My favorite reprint last month appeared in the Weird Fiction review, Mutation Planet by Barrington Bayley. A longer story detailing the weirdness pervading the universe and the uniqueness of the human preoccupation with exploration. I marked this as an older story even before I had it confirmed in the post-script. The language is somewhat clumsy, the dialogue rang false, and the politics of the piece are not encouraging. Even so, the sheer volume of ideas in the is piece and the refreshing Barlowe-style aliens are very interesting. One of the better pieces I’ve read this year on the basis of sheer weird ideas alone.

Wednesday, June 24, 2015

Getting Ready for Thursday's Reading

Now that school's out for the summer, I turn my attention to tomorrow's reading at the Woburn Public Library. In case you're interested, I'll be reading first (my friend Nick Mancuso will read later in the evening).

At the moment I've got the two flash pieces I'll be reading: "Children of Frogs" and "Belongings." I'm sort of torn between a sci-fi piece called "Distractions" and a ghost story called "Those in Exile." "Exile" is a bit shorter which might be better for the evening but I really like the other story. I might just call an audible when I get there.

Anyway, if you're interested in listening to a few stories, turn out at the Library at 7:00 pm (45 Pleasant Street, Woburn, MA 01801).

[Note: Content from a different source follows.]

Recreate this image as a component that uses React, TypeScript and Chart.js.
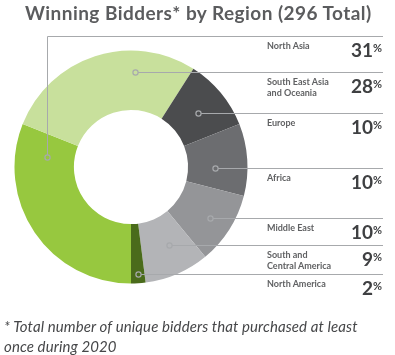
import React, { useEffect, useRef } from "react";
import { Chart, registerables } from "chart.js";

Chart.register(...registerables);

const TITLE = "Winning Bidders* by Region (296 Total)";
const FOOTNOTE_1 = "* Total number of unique bidders that purchased at least";
const FOOTNOTE_2 = "once during 2020";

const regions = [
  "North Asia",
  "South East Asia|and Oceania",
  "Europe",
  "Africa",
  "Middle East",
  "South and|Central America",
  "North America",
];
const shares = [31, 28, 10, 10, 10, 9, 2];
const colors = ["#97c83f", "#c8e09c", "#4b4c4e", "#6c6d70", "#949598", "#b3b4b7", "#4a6b1b"];

// where each leader dot sits inside its slice (fraction along the arc, fraction across the ring)
const anchorT = [0.87, 0.7, 0.53, 0.61, 0.51, 0.43, 0.46];
const anchorR = [0.47, 0.64, 0.49, 0.45, 0.62, 0.5, 0.85];
const anchorElbow = [true, false, false, false, false, false, false];

const LINE_END = 383;
const LINE_COLOR = "#a7a9ac";

export default function App() {
  const canvasRef = useRef<HTMLCanvasElement | null>(null);
  const rowRefs = useRef<(HTMLDivElement | null)[]>([]);

  useEffect(() => {
    document.body.style.margin = "0";
    const canvas = canvasRef.current;
    if (!canvas) return;

    const leaderPlugin = {
      id: "leaders",
      afterDraw(chart: any) {
        const ctx = chart.ctx;
        const meta = chart.getDatasetMeta(0);
        ctx.save();
        ctx.strokeStyle = LINE_COLOR;
        ctx.lineWidth = 1;
        meta.data.forEach((el: any, i: number) => {
          const p = el.getProps(["x", "y", "startAngle", "endAngle", "innerRadius", "outerRadius"], true);
          const a = p.startAngle + anchorT[i] * (p.endAngle - p.startAngle);
          const r = p.innerRadius + anchorR[i] * (p.outerRadius - p.innerRadius);
          const px = Math.round(p.x + Math.cos(a) * r) + 0.5;
          const py = Math.round(p.y + Math.sin(a) * r) + 0.5;
          const dr = 2.6;
          let rowY = py;
          ctx.beginPath();
          if (anchorElbow[i]) {
            rowY = Math.round(p.y - p.outerRadius - 15) + 0.5;
            ctx.moveTo(px, py - dr);
            ctx.lineTo(px, rowY);
            ctx.lineTo(LINE_END, rowY);
          } else {
            ctx.moveTo(px + dr, py);
            ctx.lineTo(LINE_END, py);
          }
          ctx.stroke();
          ctx.beginPath();
          ctx.arc(px, py, dr, 0, Math.PI * 2);
          ctx.lineWidth = 1.2;
          ctx.stroke();
          ctx.lineWidth = 1;
          const row = rowRefs.current[i];
          if (row) row.style.top = `${Math.floor(rowY)}px`;
        });
        ctx.restore();
      },
    };

    const chart = new Chart(canvas, {
      type: "doughnut",
      data: {
        labels: regions.map((r) => r.replace("|", " ")),
        datasets: [
          {
            data: shares,
            backgroundColor: colors,
            borderWidth: 0,
          },
        ],
      },
      options: {
        responsive: false,
        animation: false,
        rotation: 180,
        cutout: "49%",
        layout: { padding: { left: 14.5, right: 147.5, top: 50.5, bottom: 71.5 } },
        plugins: {
          legend: { display: false },
          tooltip: { enabled: false },
          title: { display: false },
        },
      },
      plugins: [leaderPlugin],
    });
    return () => chart.destroy();
  }, []);

  return (
    <div style={{ position: "relative", width: 395, height: 355, background: "#fff", overflow: "hidden" }}>
      <canvas ref={canvasRef} width={395} height={355} style={{ position: "absolute", left: 0, top: 0 }} />
      <div
        style={{
          position: "absolute",
          left: 25,
          top: 1,
          font: "700 19px Lato, 'Open Sans', sans-serif",
          color: "#5b5c5e",
          whiteSpace: "nowrap",
          letterSpacing: "0.45px",
        }}
      >
        {TITLE}
      </div>
      {regions.map((name, i) => (
        <div
          key={i}
          ref={(d) => {
            rowRefs.current[i] = d;
          }}
          style={{ position: "absolute", left: 267, top: 0, width: 116, height: 26 }}
        >
          <div
            style={{
              position: "absolute",
              left: 0,
              top: 4,
              font: "700 9px Lato, 'Open Sans', sans-serif",
              lineHeight: "11px",
              color: "#606163",
              whiteSpace: "nowrap",
            }}
          >
            {name.split("|").map((l, k) => (
              <div key={k}>{l}</div>
            ))}
          </div>
          <div
            style={{
              position: "absolute",
              right: 1,
              top: 4,
              font: "700 19px Lato, 'Open Sans', sans-serif",
              lineHeight: "19px",
              color: "#3f4042",
              whiteSpace: "nowrap",
            }}
          >
            {shares[i]}
            <span
              style={{
                display: "inline-block",
                fontSize: 11,
                lineHeight: "11px",
                verticalAlign: "top",
                position: "relative",
                top: 2,
              }}
            >
              %
            </span>
          </div>
        </div>
      ))}
      <div
        style={{
          position: "absolute",
          left: 4,
          top: 316,
          font: "italic 400 15px Lato, 'Open Sans', sans-serif",
          lineHeight: "20px",
          color: "#464749",
          whiteSpace: "nowrap",
          letterSpacing: "0.1px",
        }}
      >
        <div>{FOOTNOTE_1}</div>
        <div>{FOOTNOTE_2}</div>
      </div>
    </div>
  );
}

There will be refreshments.

Saturday, June 13, 2015

Cyberpunk!

Way back in the 80s I'd treasure the few moments I could convince my parents to drive the 15 minutes or so to the local bookstore so I could slip to the back, find the science fiction section and read a few RPGs in the half hour or so it took them to circumnavigate our very small, very sad mall. One of the games I looked for was Cyberspace, which had an 80's awesome cover, truly inexplicable rules, and a courageously specific future-setting.



Last night, my good friend +Alex LaHurreau found a nearly mint copy of this classic RPG in a Worcester used book store. The feelings came in waves.

The cover is every bit as epic as I remember but the true gift was flipping through the timeline the creators put on nearly every page. I've included a few below. The predictions range from comical to poignant. Having hacked a few RPGs myself, I don't post this in the spirit of mockery but in a legitimate sense of awe. I remember reading these pages with absolute credulity and poured through the hyper-specific character generation system (you could buy a voice modulation implant for a character that raises/lowers the frequency of his/her voice - each octave of adjustment sets you back $1500!) with a genuine sense of discovery. Every generation presumes it knows the future, but was there ever an era capable of imagining a world nearly as weird as our own while being wrong in nearly every way?

This book was published in 1989...

Oh, the long and bright future of home faxing.

One of my absolute favorites.

Pretty much right.

Also weirdly close.




Sunday, June 7, 2015

What I Read in May

This list will be a bit longer than previous post if only because there was so much I read this month that really appealed to me. I think two or three of them were instant favorites for the year, but I’ll withhold judgement until a few months have passed. As always, the list presented below is in no particular order.


Pacific Flotsam (2015 Morgan Crooks)
  • The Two Weddings of Bronwyn Hyatt by Alex Bledsoe (TOR.com) Bledsoe’s story is the kind I normally skip as the first scene involves a girl trying on an beautiful dress and making wedding plans. However, something about the protagonist's flinty dialogue kept me reading. I'm glad I did as within a few swift pages I was hooked. Bledsoe sets his fantasy pageant in a backwoods Virginia rife with European fairies intriguing with indigenous fey. The bride, the Bronwyn of the title, navigates through the needs of her own family and the machinations of rivals. This is a genuinely tense scenario with clever twists.
  • An Ocean of Eyes by Cassandra Khaw (The Dark) I’m recommending this story on the basis of its ghastly and strangley dignified setting:  a city ruled by dead, hungry gods and the fools lured to their own destruction. One of a handful of stories I’ve read this year bringing something fresh to Lovecraft Mythos.
  • Time Bomb Time by CC Finlay (Lightspeed) Finlay weaved an elegant mental claw-trap of a story. To say too much about the plot is to ruin the effect but suffice to say it revolves around two characters stuck in a bizarre situation unable to perceive that anything strange is going on at all. Very well constructed. Finlay is able to take a simple idea (almost a gimmick) and make it the heart of a distressing morality play.
  • Disharmony by Ken Poyner (DSF) A weird micro-fiction involving an alien race that uses music for weapons and the terrible results of getting into war with them. Evocative language in service of an unsettling idea.
  • For the Love of Sylvia City by Andrea Pawley (Clarkesworld) Science Fiction stories should introduce a world too weird to be possible and too compelling to be ignored. This story hits the mark on those two levels and so many more. The craft here is notable, Pawley able to conjure up entire post-human societies in the space of time it takes a person to swim to the surface and back.
  • The Red Light is Blinking by Kealan Patrick Burke. (Nightmare) The Red Light is a rather troubling piece seemingly one pitch away from being the next Blumhouse horror movie. Having watched my fair share of Blumhouse films I don’t mean this as a criticism. The writing was taut and effective but also nasty and morally questionable. Just the way horror should be some might say.
  • Poof! by Laura Walden Rabb (Driftwood) A literary speculative piece about an artist striving to reimagine painting for the future. After first creating moveable paint Marx Shepherd invents disappearing paint. All of his work will at some point disappear and the story uses this idea to point to something interesting about the nature of art and life. A small but entertaining story.